For some background for others, here is the current policy:
"iNaturalist obscures the locations of all taxa with an IUCN equivalent status of Near Threatened or ‘worse’. However, if in rare situations these species are thought to be in VERY LITTLE DANGER from exploitation due to the public’s knowledge of the location of these species, curators are advised to change the geoprivacy value associated with the conservation status from ‘obscured’ to ‘open’ on the taxon edit page.
Examples might be coast redwood (Sequoia sempervirens) which is listed as Vulnerable by IUCN because it is endangered by climate change but in very little danger of being collected or otherwise exploited by the public knowing the exact location of redwood observations. Likewise, polar bears are endangered from climate change but perhaps not from poaching.

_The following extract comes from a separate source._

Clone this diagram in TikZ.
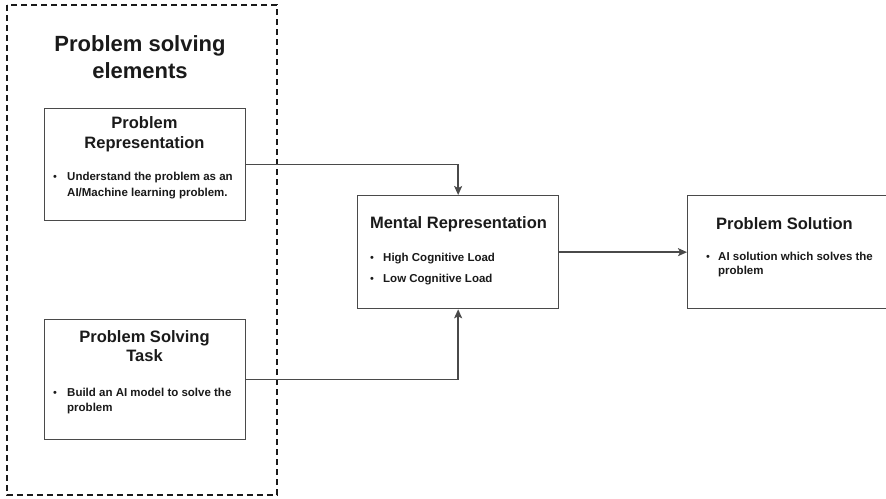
\documentclass[tikz,border=0pt]{standalone}
\usepackage{fontspec}
\setmainfont{Liberation Sans}
\usetikzlibrary{arrows.meta}
\definecolor{ink}{HTML}{1A1A1A}
\definecolor{edge}{HTML}{4A4A4A}
\tikzset{
  box/.style={draw=edge, line width=1.3pt, fill=white, inner sep=0pt, anchor=north west},
  group/.style={draw=ink, line width=2pt, dash pattern=on 6pt off 4pt},
  title/.style={text=ink, font=\bfseries\fontsize{16.5}{20}\selectfont, align=center, inner sep=0pt},
  item/.style={text=ink, font=\bfseries\fontsize{11.5}{16}\selectfont, align=left, anchor=west, inner sep=0pt},
  dot/.style={text=ink, font=\fontsize{11}{11}\selectfont, inner sep=0pt},
  link/.style={draw=edge, line width=1.5pt, -{Stealth[length=9pt,width=8pt,inset=2pt]}}
}
\begin{document}
\begin{tikzpicture}[x=1pt, y=-1pt]
\useasboundingbox (0,0) rectangle (886,498);
\clip (0,0) rectangle (886,498);

% dashed group of problem solving elements
\draw[group] (7,5) rectangle (277,495);
\node[title, font=\bfseries\fontsize{22}{27}\selectfont] (grouptitle) at (140,57) {Problem solving\\elements};

% problem representation
\node[box, minimum width=201pt, minimum height=112pt] (pr) at (44,108) {};
\node[title] (prtitle) at (144.5,134) {Problem\\Representation};
\node[dot] (prdot) at (55,178) {\textbullet};
\node[item] (prtext) at (67,186) {Understand the problem as an\\AI/Machine learning problem.};

% problem solving task
\node[box, minimum width=201pt, minimum height=120pt] (pst) at (44,319) {};
\node[title, font=\bfseries\fontsize{16.5}{19}\selectfont] (psttitle) at (144.5,346) {Problem Solving\\Task};
\node[dot] (pstdot) at (55,394) {\textbullet};
\node[item, font=\bfseries\fontsize{11.5}{15}\selectfont] (psttext) at (67,401.5) {Build an AI model to solve the\\problem};

% mental representation
\node[box, minimum width=201pt, minimum height=113pt] (mr) at (357,195) {};
\node[title] (mrtitle) at (458.5,224) {Mental Representation};
\node[dot] (mrdot1) at (372,259) {\textbullet};
\node[item] (mrtext1) at (383,259) {High Cognitive Load};
\node[dot] (mrdot2) at (372,280) {\textbullet};
\node[item] (mrtext2) at (383,280) {Low Cognitive Load};

% problem solution (runs past the right edge)
\node[box, minimum width=210pt, minimum height=113pt] (ps) at (687,195) {};
\node[title] (pstitle) at (784.5,224) {Problem Solution};
\node[dot] (psdot) at (708,258) {\textbullet};
\node[item, font=\bfseries\fontsize{11.5}{14}\selectfont] (pstext) at (718,265) {AI solution which solves the\\problem};

% connectors
\draw[link] (pr.east) -| (mr.north);
\draw[link] (pst.east) -| (mr.south);
\draw[link] (mr.east) -- (ps.west);
\end{tikzpicture}
\end{document}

Obviously, this is a gray area so if you feel compelled to un-obscure a threatened species be prepared to support why you are doing this. Why is the species not likely to be exploited by the public?, why is it of value to have the exact location accessible to the public?, etc."
And I believe there are some specific cases, like iNaturalist Network member requests to change certain geoprivacy settings. I think an example of this is spotted turtles being marked completely private in Ontario?, but I could be wrong here. From @carrieseltzer:
“We want to strike the balance of appropriately protecting taxa at risk, making information available for taxa at risk from climatic changes or invasive pests, respecting local authorities (especially when we have formal relationships with them), and minimizing bottlenecks for changes to facilitate timely updates.”
At this time, what network members may want and what specific curators decide to change is not logged/discussed in any standardized manner.